До сих пор весьма влиятельной остается концепция, согласно которой Ломоносов и Сумароков создали отчетливо противопоставленные друг другу художественные системы, тяготеющие, соответственно, к «барокко» и «классицизму» (ср.: Trubetzkoy 1956, 35; Морозов 1965, 70; Гаспаров 2003, 235). В основных чертах своих эта концепция опирается на следующие представления: Ломоносов – ученик немцев, соприкоснувшейся с немецкой литературной и филологической культурой непосредственно, во время пребывания в Германии; более того, он успел сформировать собственное отношение к германской литературной ситуации и, по крайней мере, сумевший выделить из ряда других поэтов Гюнтера и Готшеда (впрочем, до сих пор мы не знаем точно, в какой мере в его литературном сознании они противопоставлялись, в какой – дополняли друг друга); он усвоил поэтику немецкой придворной оды и предложил ее своеобразную интерпретацию в духе позднего барокко (эмфаза, обилие фигур, метафоризм и аллегоризм, парадоксальные сближения, «пышность», «величавость», «парение» и проч.; о «барочных элементах» в литературных произведениях Ломоносов см., в частности: ?i?evskij 1960, 414—423; Морозов 1965; Yancey 1977). Сумароков – последователь Буало, он руководствуется идеями ясности и умеренности выражения, терминологической точности словоупотребления и проч. (более подробную характеристику буалоизма Сумарокова см.: Песков 1989, 23—30). На разность литературных позиций (пусть и не исключавшую возможность их относительного сближения по отдельным вопросам) накладывались особенности темпераментов двух поэтов, самым пылким образом стремившихся занять первое место на российском Парнасе, не допускавших в этом отношении никаких колебаний и компромиссов и в конце концов ставших непримиримыми врагами.

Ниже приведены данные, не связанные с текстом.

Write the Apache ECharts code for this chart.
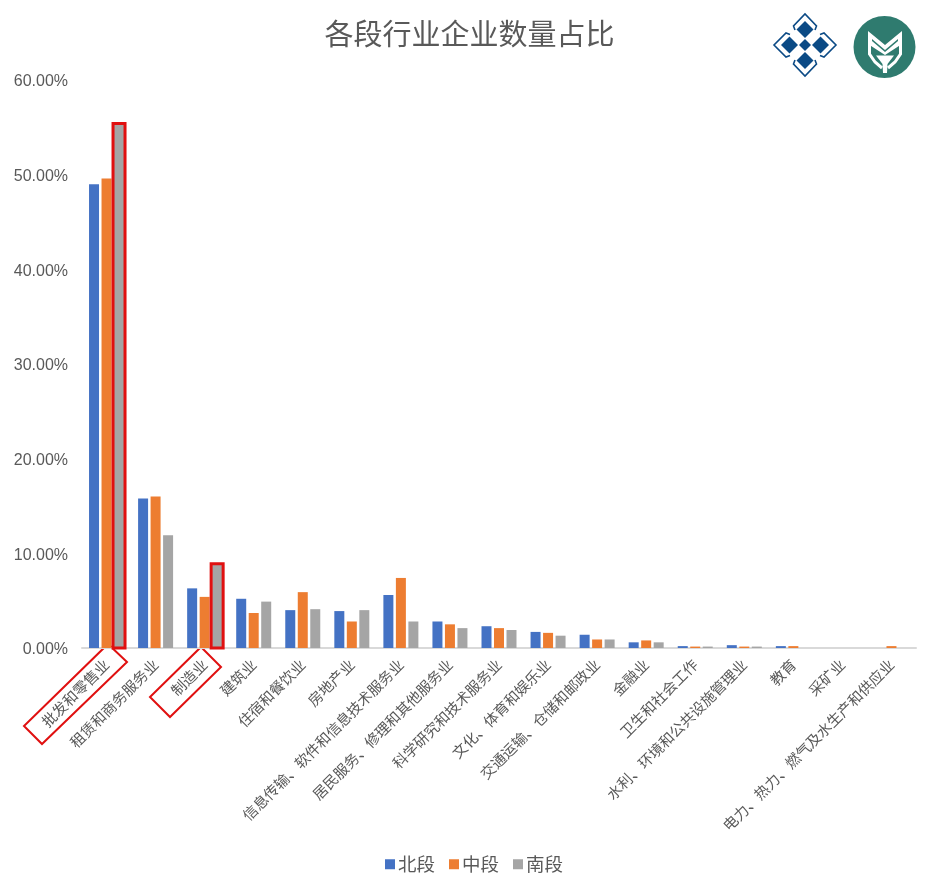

Эта концепция, однако, не является ни единственной, ни в полной мере адекватной, т. е. охватывающей хотя бы основные факты.
Еще в первой половине XIX в. была сформулирована прямо противоположная точка зрения – в книге, которая стала нашей первой напечатанной историко-литературной монографией и почти не привлекала внимания специалистов. Автор этой книги, С. Н. Глинка, выразил категорическое несогласие с мнением «тех писателей», которые считали, что «Сумароков был врагом Ломоносова»: «Сумароков и Ломоносов в одно время и на различных поприщах нашей словесности преобразовали Славяно-Русский язык». а «авторское самолюбие, <…> подстрекающее соревнование <…> не означает ни злобы, ни ненависти» (Глинка 1841, 1, 78); далее Глинка разъяснял, что во все времена «находятся так называемые добрые люди, которые или из зависти или для забавы бросают яблоко раздора <…> между писателями <…> (Глинка 1841, 1, 79)» и заканчивал первую часть своей книги прекраснодушно-наивным обращением к читателям: «Не будем из разделять: они оба родоначальники новой русской словесности <…>» (Глинка 1841, 1, 197). Во второй части он вновь подчеркивал: «Изобретение новой русской словесности есть нераздельное творение и Сумарокова. и Ломоносова <…>» (Глинка 1841, 2, 3); ср.: «Сумароков и Ломоносов нераздельно изобретали слог новой словесности <…>» и «пролагали ход новой нашей словесности, <…> преодолевая все преграды» (Глинка 1841, 2, 8, 10); ср. еще: «ни у Сумарокова, ни у Ломоносова нельзя оспоривать первенства в изобретении нового слога нашей словесности: оно нераздельно и непосредственно принадлежит им» (Глинка 1841, 2, 38). Следуя этому мнению, Глинка старается смягчить (иногда крайне наивно) или даже исключить из рассмотрения любые, даже обоснованные, представления о приоритете одного поэта перед другим; ограничусь одним примером: «Ломоносов первый написал торжественную оду на взятие Хотина. Но он и Сумароков вместе, без всякого сношения друг с другом заимствовали ямб из германской поэзии. Гюнтер служил им в том образцом» (Глинка 1841, 1, XIII).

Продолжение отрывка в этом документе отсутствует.